A novel technique dubbed “measurement-based linear optics” could enable miniaturization of the optical processing circuitry required for quantum computers by using virtual interferometers instead of large-scale physical ones.

According to researcher Rafael Alexander, conventional interferometers that comprise hundreds or even thousands of optical elements are essential to implementing fully functional optical quantum computers.


Measurement-based linear optics implements a huge multimode interferometer consisting of beamsplitters (green) and phase delays (blue). The size of the virtual interferometer can be many hundreds or thousands of optical elements, despite the small size of the physical experiment. Courtesy of R. Alexander et al./APS.

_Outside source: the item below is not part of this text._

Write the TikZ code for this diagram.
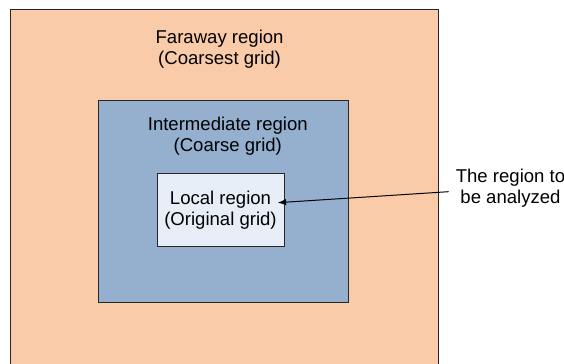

“Measurement-based linear optics circumvents many of the challenges facing the conventional optics approach by using large virtual interferometers instead of physical ones. By applying a specific sequence of measurements to a continuous-variable cluster state, the measurements themselves program and implement the interferometer,” said Alexander. 

The virtual, measurement-based interferometers are programmed in real time through the choice of homodyne measurement angles. The effects of finite squeezing are captured as uniform amplitude damping.

“Six beamsplitters and a few squeezed light sources give us the potential to access virtual optical networks of an immense size,” said researcher Nicolas Menicucci.

Alexander said that the team, composed of researchers from RMIT University, the University of Sydney and the University of Technology Sydney, used “a gigantic cluster state composed of modes of light correlated in time or frequency, which can be generated using just one or two optical parametric oscillators (which implement optical squeezing) and just a handful of beamsplitters.”

The team compared its technique to existing physical interferometers and considered use of its technique for Boson sampling. The technique demonstrated efficiency in time and squeezing, showing the capacity to yield cluster states composed of more than one million entangled modes.

To overcome noise distortion — a common problem faced by virtual approaches — the team converted the noise to simple photon loss, which made the noise distortion easier to manage.

According to Alexander, the team drew inspiration for its novel approach to virtual interferometry from quantum teleportation.

“Measurement-based linear optics has the potential to reshape how we think about the interference of light,” said Menicucci. “It ports the demonstrated scalability of continuous variable cluster states to the broad range of linear-optics applications.”

The research was published in Physical Review Letters (doi: 10.1103/PhysRevLett.118.110503).